By Jessica Johnson
On February 22, 2017 Gina Garcia, educator, dancer, and creator of Worldanz, was formally recognized as an inspiration to our community. Garcia is one of five local artists being honored at this year’s Gail Rich Awards held at the Rio Theater. The event is free and open to the public.
The Gail Rich Award winners are nominated by the community, chosen by longtime Santa Cruz Sentinel entertainment editor Wallace Baine, and photographed by award-winning photographer Shmuel Thaler. This years’ other honorees are writer and Executive Director of the Young Writer’s Program, Julia Chiapella; sculptor Michael Leeds; actor and Artistic Director of Santa Cruz Shakespeare Mike Ryan; and musician Patti Maxine.
I caught up with Gina recently and asked her what it was about dance and teaching that meant the most to her. “I just love people,” she said. “The community experience, the group energy, it just makes me happy.”
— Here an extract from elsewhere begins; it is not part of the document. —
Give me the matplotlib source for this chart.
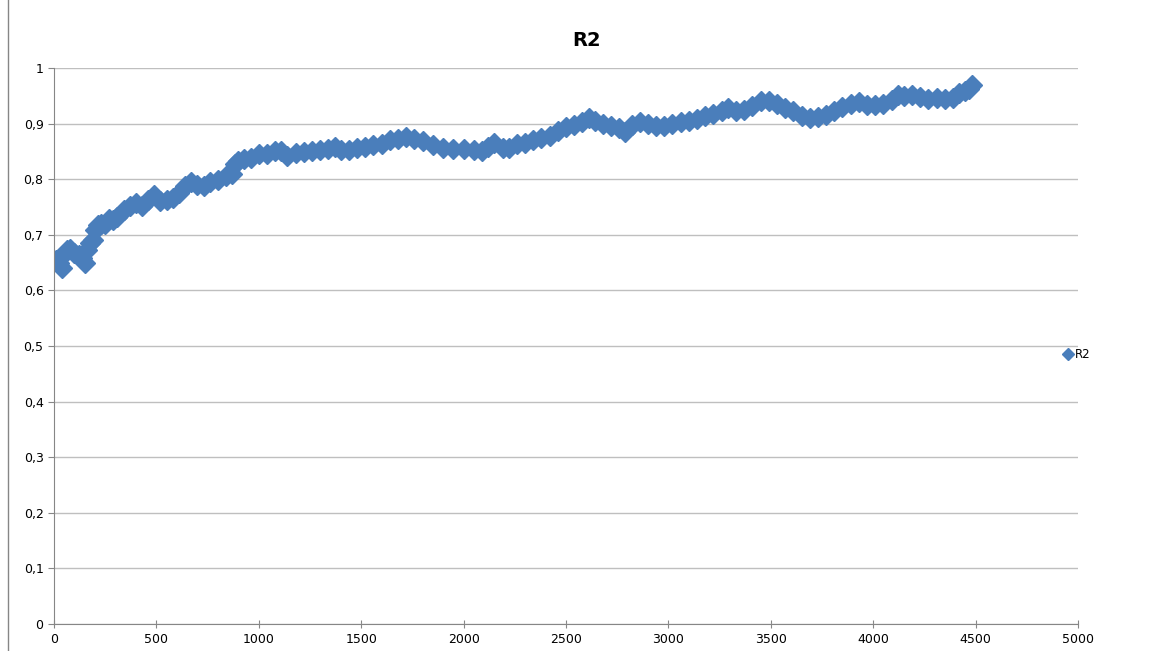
import matplotlib.pyplot as plt
from matplotlib.lines import Line2D

# values (rows of 10, x and y aligned)
x_vals = [10, 25, 40, 55, 65, 80, 100, 120, 135, 150,
          160, 175, 190, 200, 215, 230, 250, 270, 290, 310,
          340, 370, 400, 430, 460, 490, 520, 550, 580, 610,
          640, 670, 700, 730, 760, 800, 840, 870, 885, 900,
          930, 960, 1000, 1040, 1080, 1110, 1140, 1180, 1220, 1260,
          1300, 1340, 1370, 1400, 1440, 1480, 1520, 1560, 1600, 1640,
          1680, 1720, 1760, 1800, 1850, 1900, 1950, 2000, 2050, 2090,
          2120, 2150, 2190, 2220, 2260, 2300, 2340, 2380, 2420, 2460,
          2500, 2540, 2580, 2610, 2640, 2680, 2720, 2760, 2790, 2820,
          2860, 2900, 2940, 2980, 3020, 3060, 3100, 3140, 3180, 3220,
          3260, 3290, 3330, 3370, 3410, 3450, 3490, 3530, 3570, 3610,
          3650, 3690, 3730, 3770, 3810, 3850, 3890, 3930, 3970, 4010,
          4050, 4090, 4120, 4150, 4190, 4230, 4270, 4310, 4350, 4390,
          4420, 4450, 4470, 4480]
r2_vals = [0.655, 0.650, 0.640, 0.668, 0.672, 0.674, 0.668, 0.663, 0.658, 0.650,
           0.672, 0.685, 0.690, 0.708, 0.718, 0.720, 0.720, 0.728, 0.727, 0.732,
           0.745, 0.752, 0.758, 0.752, 0.762, 0.772, 0.760, 0.763, 0.767, 0.775,
           0.788, 0.795, 0.790, 0.788, 0.795, 0.798, 0.805, 0.810, 0.828, 0.833,
           0.837, 0.838, 0.845, 0.846, 0.850, 0.850, 0.842, 0.847, 0.849, 0.850,
           0.852, 0.855, 0.858, 0.852, 0.853, 0.856, 0.858, 0.861, 0.864, 0.870,
           0.873, 0.876, 0.873, 0.868, 0.862, 0.857, 0.855, 0.854, 0.853, 0.850,
           0.858, 0.865, 0.856, 0.857, 0.864, 0.866, 0.870, 0.874, 0.878, 0.886,
           0.893, 0.898, 0.902, 0.910, 0.905, 0.900, 0.895, 0.892, 0.885, 0.898,
           0.902, 0.900, 0.895, 0.896, 0.900, 0.903, 0.904, 0.908, 0.914, 0.918,
           0.922, 0.928, 0.923, 0.925, 0.932, 0.940, 0.940, 0.935, 0.928, 0.922,
           0.913, 0.910, 0.912, 0.916, 0.922, 0.930, 0.936, 0.938, 0.933, 0.934,
           0.936, 0.942, 0.951, 0.950, 0.951, 0.947, 0.945, 0.946, 0.945, 0.946,
           0.955, 0.958, 0.962, 0.970]

x_ticks = [0, 500, 1000, 1500, 2000, 2500, 3000, 3500, 4000, 4500, 5000]
y_ticks = [0, 0.1, 0.2, 0.3, 0.4, 0.5, 0.6, 0.7, 0.8, 0.9, 1.0]
y_labels = ['0', '0,1', '0,2', '0,3', '0,4', '0,5', '0,6', '0,7', '0,8', '0,9', '1']

blue = '#4A7EBB'
plt.rcParams['font.family'] = ['DejaVu Sans']

fig = plt.figure(figsize=(11.51, 6.51), dpi=100)
ax = fig.add_axes([54 / 1151, 27 / 651, 1024 / 1151, 556 / 651])

ax.plot(x_vals, r2_vals, linestyle='none', marker='D', markersize=10.5,
        color=blue, markeredgecolor=blue, label='R2')

ax.set_xlim(0, 5000)
ax.set_ylim(0, 1)
ax.set_xticks(x_ticks)
ax.set_yticks(y_ticks)
ax.set_yticklabels(y_labels)
ax.tick_params(axis='both', labelsize=9, colors='#868686', labelcolor='black',
               length=4, width=0.8)
ax.tick_params(axis='x', direction='inout', length=6)
ax.grid(axis='y', color='#BFBFBF', linewidth=1)
ax.set_axisbelow(True)
for s in ['top', 'right']:
    ax.spines[s].set_visible(False)
for s in ['left', 'bottom']:
    ax.spines[s].set_color('#868686')

fig.text(587 / 1151, 1 - 40 / 651, 'R2', ha='center', va='center',
         fontsize=14, fontweight='bold')

fig.legend(loc='center left', bbox_to_anchor=(1050 / 1151, 1 - 355 / 651),
           frameon=False, fontsize=8.5, handletextpad=0.0, markerscale=0.55,
           handlelength=1.2)

fig.add_artist(Line2D([8 / 1151, 8 / 1151], [0, 1], color='#868686', linewidth=1))

fig.savefig('out.png', dpi=100)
Energy, community and connection are themes that come up frequently when talking with Garcia who was born and spent her early years in Guatemala. Garcia explained that the Guatemalan culture was “very social” and as a teen she had a lot of freedom to spend time with her friends.
An early creative influence was her great uncle who was an artist and took her on as an apprentice of sorts, teaching her art technique and color theory from a very young age. At the same time, she dabbled in gymnastics and dance, until at age 16, she moved to the United States with her American mother.
While living in the U.S. was quite different from life in Guatemala, Garcia found a home at the San Francisco School of the Arts where she found a supportive home in the art department. She also began a love affair with energetic dance forms such as Afro-Haitian dance. Ultimately, Garcia dedicated herself to the study of art and enrolled at Boston University, where she ran more than she danced and spent a great deal of time working on art installations.
As is the case for many creative types, her time away from dance took its toll on Garcia’s soul, and she found herself depressed and yearning to return to the West Coast — specifically Santa Cruz. “I was going through a very hard time, “she recalled, “and every time I drove into Santa Cruz I would feel instantly relieved and happy…the cloud would lift.”
It was an easy decision, then, for Garcia to transfer to UCSC to continue her studies, eventually receiving her degree in Fine Arts and spending a great deal of time also studying psychology, and cultural anthropology. She worked as a SPECTRA artist, studied [the Brazilian martial art] Capoeira and continued to run, enjoying the high intensity work out it gave her.
Then she had the idea that she wanted to combine what she had been studying – art, dance, psychology, anthropology, with how she had been moving — intensely and intuitively. “Movement is about joy,” she says. “It should be pleasurable.”
Thus, the idea for Worldanz, which had been floating around in her mind for years, was formed. She began teaching in a small studio in Soquel in 2008 and offered free classes to get the word out. Garcia recalls that at the time, “Ten people was a full class.”
Today a full class has 60 people, and Garcia teaches seven days a week from UCSC to Watsonville and points in between. The Worldanz experience is a high-energy, anaerobic workout bringing in dance styles from around the world, including West-African, Afro-Haitian, Dancehall, Samba, and Bollywood, to mention a few.
Garcia has also begun to train others to become Worldanz teachers, with 14 people currently certified and her fourth training underway. Unlike many dance and fitness certifications, the Worldanz teacher training lasts nine months and insures each dance element is taught with integrity to its origin.
Ultimately, Garcia wants teachers and students alike to feel “ecstatic when they are dancing, to lose themselves and let go without being self-conscious.”